Source records
+ + +

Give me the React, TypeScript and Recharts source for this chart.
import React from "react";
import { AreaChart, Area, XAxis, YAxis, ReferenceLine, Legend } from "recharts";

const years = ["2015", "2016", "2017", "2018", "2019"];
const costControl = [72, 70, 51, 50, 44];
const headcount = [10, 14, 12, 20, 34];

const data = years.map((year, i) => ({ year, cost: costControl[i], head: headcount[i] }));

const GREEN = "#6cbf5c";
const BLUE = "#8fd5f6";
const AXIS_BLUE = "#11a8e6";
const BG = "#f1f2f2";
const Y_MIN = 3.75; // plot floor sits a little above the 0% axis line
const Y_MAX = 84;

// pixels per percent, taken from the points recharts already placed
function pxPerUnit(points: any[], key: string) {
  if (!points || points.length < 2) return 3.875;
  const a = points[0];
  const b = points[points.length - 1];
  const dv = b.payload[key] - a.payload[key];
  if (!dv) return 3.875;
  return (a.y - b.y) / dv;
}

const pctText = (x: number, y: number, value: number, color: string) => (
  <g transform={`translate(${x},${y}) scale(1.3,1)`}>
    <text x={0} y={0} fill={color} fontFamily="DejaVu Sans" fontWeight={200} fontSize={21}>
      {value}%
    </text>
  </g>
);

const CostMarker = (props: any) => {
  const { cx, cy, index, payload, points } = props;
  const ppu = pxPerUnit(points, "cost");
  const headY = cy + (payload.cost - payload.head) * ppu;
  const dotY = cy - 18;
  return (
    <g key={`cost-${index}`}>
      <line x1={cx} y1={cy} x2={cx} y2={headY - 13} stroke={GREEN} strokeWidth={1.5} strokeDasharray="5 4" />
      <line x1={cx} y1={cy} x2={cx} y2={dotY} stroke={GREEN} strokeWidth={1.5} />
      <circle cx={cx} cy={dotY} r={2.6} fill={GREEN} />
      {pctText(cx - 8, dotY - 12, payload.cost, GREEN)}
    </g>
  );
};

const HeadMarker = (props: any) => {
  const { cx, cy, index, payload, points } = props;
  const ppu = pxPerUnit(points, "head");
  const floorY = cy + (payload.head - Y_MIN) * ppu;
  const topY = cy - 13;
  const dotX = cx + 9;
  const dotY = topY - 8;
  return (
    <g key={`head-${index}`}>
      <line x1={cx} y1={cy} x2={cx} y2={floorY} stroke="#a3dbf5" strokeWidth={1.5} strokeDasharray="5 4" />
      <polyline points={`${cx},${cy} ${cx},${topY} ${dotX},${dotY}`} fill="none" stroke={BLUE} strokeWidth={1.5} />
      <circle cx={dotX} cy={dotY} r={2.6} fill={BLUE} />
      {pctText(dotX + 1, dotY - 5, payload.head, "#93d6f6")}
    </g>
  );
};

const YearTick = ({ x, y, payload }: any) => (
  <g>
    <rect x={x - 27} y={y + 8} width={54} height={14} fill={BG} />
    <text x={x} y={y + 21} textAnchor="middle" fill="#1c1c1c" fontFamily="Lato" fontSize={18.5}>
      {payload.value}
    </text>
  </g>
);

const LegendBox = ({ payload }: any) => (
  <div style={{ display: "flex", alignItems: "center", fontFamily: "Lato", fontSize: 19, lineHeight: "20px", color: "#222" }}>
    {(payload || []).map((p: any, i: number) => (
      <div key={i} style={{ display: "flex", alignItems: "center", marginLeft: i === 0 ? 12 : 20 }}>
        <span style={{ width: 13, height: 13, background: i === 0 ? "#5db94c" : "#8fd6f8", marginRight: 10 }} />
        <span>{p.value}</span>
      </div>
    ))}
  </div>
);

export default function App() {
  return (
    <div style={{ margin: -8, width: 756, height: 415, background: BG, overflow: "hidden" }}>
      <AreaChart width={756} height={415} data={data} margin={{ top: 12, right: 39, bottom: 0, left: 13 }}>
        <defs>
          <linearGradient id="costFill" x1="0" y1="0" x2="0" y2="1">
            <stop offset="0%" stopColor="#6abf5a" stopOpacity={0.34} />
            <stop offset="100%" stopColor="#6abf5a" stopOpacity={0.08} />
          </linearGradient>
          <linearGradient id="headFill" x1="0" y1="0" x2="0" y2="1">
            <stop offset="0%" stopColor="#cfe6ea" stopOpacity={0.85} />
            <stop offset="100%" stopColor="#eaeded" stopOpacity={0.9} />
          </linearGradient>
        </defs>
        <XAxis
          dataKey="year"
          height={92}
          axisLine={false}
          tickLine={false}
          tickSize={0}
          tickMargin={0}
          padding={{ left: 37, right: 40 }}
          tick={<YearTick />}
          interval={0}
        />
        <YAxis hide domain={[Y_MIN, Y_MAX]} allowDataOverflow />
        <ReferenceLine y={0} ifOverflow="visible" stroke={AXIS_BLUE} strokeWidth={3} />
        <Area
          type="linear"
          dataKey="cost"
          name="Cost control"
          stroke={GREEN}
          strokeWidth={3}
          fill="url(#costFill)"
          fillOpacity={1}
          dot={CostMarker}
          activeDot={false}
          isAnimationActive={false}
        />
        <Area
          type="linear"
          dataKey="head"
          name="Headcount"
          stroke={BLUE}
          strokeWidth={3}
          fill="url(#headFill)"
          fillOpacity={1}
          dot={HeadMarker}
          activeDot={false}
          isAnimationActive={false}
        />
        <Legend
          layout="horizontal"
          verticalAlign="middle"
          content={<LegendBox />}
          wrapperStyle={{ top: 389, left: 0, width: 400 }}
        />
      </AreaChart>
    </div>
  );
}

+ + +

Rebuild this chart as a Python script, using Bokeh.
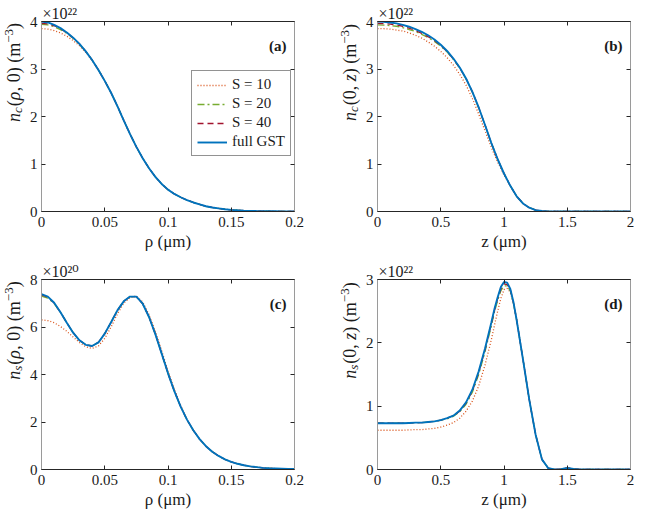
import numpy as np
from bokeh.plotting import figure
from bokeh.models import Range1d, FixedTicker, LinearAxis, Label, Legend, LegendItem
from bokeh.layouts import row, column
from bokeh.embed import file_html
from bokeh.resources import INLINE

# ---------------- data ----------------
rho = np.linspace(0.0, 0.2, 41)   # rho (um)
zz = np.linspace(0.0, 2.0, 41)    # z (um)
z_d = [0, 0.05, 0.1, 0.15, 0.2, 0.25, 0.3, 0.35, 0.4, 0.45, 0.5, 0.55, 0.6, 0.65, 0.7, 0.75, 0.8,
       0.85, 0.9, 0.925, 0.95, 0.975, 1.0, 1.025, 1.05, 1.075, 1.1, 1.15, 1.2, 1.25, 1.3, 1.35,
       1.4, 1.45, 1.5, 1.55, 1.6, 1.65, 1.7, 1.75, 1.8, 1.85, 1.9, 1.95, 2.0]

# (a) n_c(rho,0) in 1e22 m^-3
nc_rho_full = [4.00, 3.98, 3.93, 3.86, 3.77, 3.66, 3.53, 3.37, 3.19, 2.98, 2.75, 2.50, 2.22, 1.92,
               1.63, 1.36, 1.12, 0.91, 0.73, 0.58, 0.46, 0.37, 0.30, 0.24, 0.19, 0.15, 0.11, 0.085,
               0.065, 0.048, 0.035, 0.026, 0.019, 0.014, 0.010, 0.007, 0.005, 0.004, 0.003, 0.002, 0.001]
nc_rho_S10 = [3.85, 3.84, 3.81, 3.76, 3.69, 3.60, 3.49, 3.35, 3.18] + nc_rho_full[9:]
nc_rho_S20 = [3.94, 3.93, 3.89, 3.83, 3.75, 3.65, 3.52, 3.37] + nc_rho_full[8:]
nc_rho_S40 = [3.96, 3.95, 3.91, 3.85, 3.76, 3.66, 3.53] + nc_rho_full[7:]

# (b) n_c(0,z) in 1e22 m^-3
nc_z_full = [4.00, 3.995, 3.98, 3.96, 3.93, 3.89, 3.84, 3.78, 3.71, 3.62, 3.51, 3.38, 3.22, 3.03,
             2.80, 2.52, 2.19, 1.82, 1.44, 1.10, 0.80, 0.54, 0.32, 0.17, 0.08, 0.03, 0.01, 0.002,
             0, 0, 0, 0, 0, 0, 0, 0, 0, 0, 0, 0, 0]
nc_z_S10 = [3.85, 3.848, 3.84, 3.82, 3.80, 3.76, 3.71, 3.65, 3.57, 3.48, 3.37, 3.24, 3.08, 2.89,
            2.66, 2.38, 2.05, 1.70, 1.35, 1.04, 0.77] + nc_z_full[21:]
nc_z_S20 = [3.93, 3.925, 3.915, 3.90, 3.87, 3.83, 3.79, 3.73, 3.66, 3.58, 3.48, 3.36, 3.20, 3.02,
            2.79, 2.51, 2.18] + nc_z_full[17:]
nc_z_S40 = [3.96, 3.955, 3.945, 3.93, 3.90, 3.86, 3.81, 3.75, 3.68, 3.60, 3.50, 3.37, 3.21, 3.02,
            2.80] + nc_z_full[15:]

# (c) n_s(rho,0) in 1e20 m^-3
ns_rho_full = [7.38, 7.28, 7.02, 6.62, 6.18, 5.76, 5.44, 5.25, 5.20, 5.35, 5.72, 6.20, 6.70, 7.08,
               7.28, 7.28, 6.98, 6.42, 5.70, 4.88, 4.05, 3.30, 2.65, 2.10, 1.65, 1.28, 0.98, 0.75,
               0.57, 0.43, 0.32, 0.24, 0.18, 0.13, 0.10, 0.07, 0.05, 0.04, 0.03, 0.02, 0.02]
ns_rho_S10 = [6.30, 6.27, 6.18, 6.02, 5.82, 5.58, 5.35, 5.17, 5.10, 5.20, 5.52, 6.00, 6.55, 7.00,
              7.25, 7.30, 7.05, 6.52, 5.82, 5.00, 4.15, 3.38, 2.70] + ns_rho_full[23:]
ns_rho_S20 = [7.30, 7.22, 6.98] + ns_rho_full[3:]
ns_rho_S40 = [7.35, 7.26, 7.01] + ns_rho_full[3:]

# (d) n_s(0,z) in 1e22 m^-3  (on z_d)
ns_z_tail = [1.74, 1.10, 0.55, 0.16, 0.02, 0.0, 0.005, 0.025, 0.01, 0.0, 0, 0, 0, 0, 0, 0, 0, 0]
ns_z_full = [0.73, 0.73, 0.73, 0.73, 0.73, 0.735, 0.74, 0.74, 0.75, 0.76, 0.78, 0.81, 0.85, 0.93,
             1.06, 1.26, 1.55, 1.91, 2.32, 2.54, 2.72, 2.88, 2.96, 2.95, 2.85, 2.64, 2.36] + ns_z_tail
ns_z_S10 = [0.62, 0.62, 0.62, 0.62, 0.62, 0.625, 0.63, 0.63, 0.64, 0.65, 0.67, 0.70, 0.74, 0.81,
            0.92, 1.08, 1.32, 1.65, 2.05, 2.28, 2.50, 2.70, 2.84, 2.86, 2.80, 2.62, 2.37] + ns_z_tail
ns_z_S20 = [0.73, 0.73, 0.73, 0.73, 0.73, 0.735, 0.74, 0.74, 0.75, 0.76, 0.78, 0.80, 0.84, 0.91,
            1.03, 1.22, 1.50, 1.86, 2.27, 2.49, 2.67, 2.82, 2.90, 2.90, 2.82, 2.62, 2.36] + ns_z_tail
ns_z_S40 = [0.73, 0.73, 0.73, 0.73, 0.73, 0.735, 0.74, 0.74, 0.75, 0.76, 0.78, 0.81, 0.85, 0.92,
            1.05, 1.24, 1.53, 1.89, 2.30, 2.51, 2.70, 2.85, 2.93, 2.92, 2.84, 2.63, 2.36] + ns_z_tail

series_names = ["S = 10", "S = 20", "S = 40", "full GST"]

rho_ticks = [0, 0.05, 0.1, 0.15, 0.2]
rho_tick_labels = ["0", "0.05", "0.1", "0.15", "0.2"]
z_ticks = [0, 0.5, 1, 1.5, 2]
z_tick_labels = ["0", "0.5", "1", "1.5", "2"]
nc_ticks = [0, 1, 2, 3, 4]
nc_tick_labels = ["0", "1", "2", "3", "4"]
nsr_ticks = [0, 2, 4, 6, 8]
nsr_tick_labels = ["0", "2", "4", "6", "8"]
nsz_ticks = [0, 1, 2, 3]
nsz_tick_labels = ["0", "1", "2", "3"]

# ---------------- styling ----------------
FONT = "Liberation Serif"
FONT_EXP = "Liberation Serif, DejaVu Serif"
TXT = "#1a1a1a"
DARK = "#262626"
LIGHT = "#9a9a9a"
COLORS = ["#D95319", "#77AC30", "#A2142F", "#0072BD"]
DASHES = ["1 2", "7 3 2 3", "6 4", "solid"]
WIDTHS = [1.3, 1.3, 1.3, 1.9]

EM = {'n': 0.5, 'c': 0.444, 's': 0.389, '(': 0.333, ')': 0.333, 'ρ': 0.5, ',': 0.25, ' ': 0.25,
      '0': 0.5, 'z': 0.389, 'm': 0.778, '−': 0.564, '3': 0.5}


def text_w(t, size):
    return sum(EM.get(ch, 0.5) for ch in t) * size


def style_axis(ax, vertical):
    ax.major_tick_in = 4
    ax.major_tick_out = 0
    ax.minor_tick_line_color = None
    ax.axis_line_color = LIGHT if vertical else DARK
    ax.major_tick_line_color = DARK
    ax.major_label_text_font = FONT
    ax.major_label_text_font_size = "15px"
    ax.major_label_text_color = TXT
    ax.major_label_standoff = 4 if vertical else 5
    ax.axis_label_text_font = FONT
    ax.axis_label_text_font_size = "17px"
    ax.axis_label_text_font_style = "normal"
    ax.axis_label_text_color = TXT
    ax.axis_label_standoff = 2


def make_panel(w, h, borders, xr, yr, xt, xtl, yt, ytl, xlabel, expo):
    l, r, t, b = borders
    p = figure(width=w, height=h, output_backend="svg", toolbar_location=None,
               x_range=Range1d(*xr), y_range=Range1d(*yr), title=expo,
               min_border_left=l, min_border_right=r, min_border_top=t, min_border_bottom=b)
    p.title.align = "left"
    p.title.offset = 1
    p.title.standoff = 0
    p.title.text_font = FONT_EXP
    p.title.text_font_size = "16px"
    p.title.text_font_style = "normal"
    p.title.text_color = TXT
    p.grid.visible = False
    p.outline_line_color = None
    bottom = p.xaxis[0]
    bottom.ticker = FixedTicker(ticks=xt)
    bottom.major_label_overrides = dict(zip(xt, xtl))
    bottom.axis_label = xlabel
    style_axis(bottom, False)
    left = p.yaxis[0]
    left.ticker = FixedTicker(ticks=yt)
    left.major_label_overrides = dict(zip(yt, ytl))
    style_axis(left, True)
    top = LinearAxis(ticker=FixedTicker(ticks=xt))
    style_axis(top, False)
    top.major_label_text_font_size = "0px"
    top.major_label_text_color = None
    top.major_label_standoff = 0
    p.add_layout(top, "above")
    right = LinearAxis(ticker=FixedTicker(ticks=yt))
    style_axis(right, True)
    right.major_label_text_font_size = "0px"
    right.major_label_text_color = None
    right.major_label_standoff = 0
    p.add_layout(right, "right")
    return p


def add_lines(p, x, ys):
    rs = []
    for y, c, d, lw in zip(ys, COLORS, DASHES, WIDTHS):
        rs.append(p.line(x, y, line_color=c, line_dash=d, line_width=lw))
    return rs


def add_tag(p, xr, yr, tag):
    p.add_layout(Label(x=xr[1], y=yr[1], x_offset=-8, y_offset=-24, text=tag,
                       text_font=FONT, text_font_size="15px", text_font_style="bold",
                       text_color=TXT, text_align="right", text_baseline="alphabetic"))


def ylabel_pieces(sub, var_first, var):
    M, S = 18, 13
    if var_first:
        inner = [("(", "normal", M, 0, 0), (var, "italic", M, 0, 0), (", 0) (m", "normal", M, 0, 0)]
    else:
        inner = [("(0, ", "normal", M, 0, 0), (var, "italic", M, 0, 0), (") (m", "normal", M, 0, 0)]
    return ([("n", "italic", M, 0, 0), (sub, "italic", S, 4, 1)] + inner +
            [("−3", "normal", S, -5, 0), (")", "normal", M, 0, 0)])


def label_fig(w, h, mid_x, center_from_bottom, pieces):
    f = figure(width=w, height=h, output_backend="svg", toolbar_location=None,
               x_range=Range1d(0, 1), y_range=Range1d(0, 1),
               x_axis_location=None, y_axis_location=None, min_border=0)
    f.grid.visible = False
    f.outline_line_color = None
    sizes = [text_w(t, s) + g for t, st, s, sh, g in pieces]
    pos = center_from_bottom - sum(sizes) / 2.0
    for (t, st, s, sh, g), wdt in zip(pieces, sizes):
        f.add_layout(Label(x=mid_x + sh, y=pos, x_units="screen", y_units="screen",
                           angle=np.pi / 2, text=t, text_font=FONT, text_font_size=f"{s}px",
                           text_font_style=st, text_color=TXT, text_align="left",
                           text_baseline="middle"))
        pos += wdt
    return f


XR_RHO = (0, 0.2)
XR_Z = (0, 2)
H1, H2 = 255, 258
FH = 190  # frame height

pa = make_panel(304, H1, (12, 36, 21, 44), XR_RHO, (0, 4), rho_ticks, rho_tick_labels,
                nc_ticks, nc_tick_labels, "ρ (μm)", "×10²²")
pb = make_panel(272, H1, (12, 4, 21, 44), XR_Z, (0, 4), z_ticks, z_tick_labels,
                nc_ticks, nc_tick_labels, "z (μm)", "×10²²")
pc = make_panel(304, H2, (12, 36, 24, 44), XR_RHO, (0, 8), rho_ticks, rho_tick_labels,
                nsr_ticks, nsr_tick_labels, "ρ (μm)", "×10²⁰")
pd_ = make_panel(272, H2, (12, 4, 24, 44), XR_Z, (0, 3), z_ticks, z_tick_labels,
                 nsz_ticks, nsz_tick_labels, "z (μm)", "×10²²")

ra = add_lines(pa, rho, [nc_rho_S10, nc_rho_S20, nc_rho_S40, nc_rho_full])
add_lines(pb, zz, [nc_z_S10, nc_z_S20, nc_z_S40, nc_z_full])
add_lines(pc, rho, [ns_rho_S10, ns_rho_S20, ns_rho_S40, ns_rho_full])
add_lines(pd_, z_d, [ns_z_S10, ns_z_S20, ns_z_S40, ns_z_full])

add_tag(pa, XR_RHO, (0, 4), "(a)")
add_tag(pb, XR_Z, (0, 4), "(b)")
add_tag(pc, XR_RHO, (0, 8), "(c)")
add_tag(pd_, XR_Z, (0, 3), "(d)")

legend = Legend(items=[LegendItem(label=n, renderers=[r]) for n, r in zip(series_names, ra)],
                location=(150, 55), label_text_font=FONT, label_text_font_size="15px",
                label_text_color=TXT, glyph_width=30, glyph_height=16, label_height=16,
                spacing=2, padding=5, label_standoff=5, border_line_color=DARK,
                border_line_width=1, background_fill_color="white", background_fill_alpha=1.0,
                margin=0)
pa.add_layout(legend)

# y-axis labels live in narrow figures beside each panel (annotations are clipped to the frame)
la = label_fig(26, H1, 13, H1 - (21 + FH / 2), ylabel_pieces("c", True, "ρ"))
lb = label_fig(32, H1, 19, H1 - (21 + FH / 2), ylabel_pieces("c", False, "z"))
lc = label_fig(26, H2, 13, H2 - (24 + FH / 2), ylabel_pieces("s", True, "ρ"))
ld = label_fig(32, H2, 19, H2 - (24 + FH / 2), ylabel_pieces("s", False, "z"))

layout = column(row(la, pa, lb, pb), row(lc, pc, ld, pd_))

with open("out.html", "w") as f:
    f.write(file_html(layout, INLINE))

+ + +

Task to complete
Transcribe the lines beginning at the one that contains "Give me the" and ending at the one that contains "const headcount = [10, 14, 12, 20, 34];", with nothing added or left out.

Written solution
Give me the React, TypeScript and Recharts source for this chart.
import React from "react";
import { AreaChart, Area, XAxis, YAxis, ReferenceLine, Legend } from "recharts";

const years = ["2015", "2016", "2017", "2018", "2019"];
const costControl = [72, 70, 51, 50, 44];
const headcount = [10, 14, 12, 20, 34];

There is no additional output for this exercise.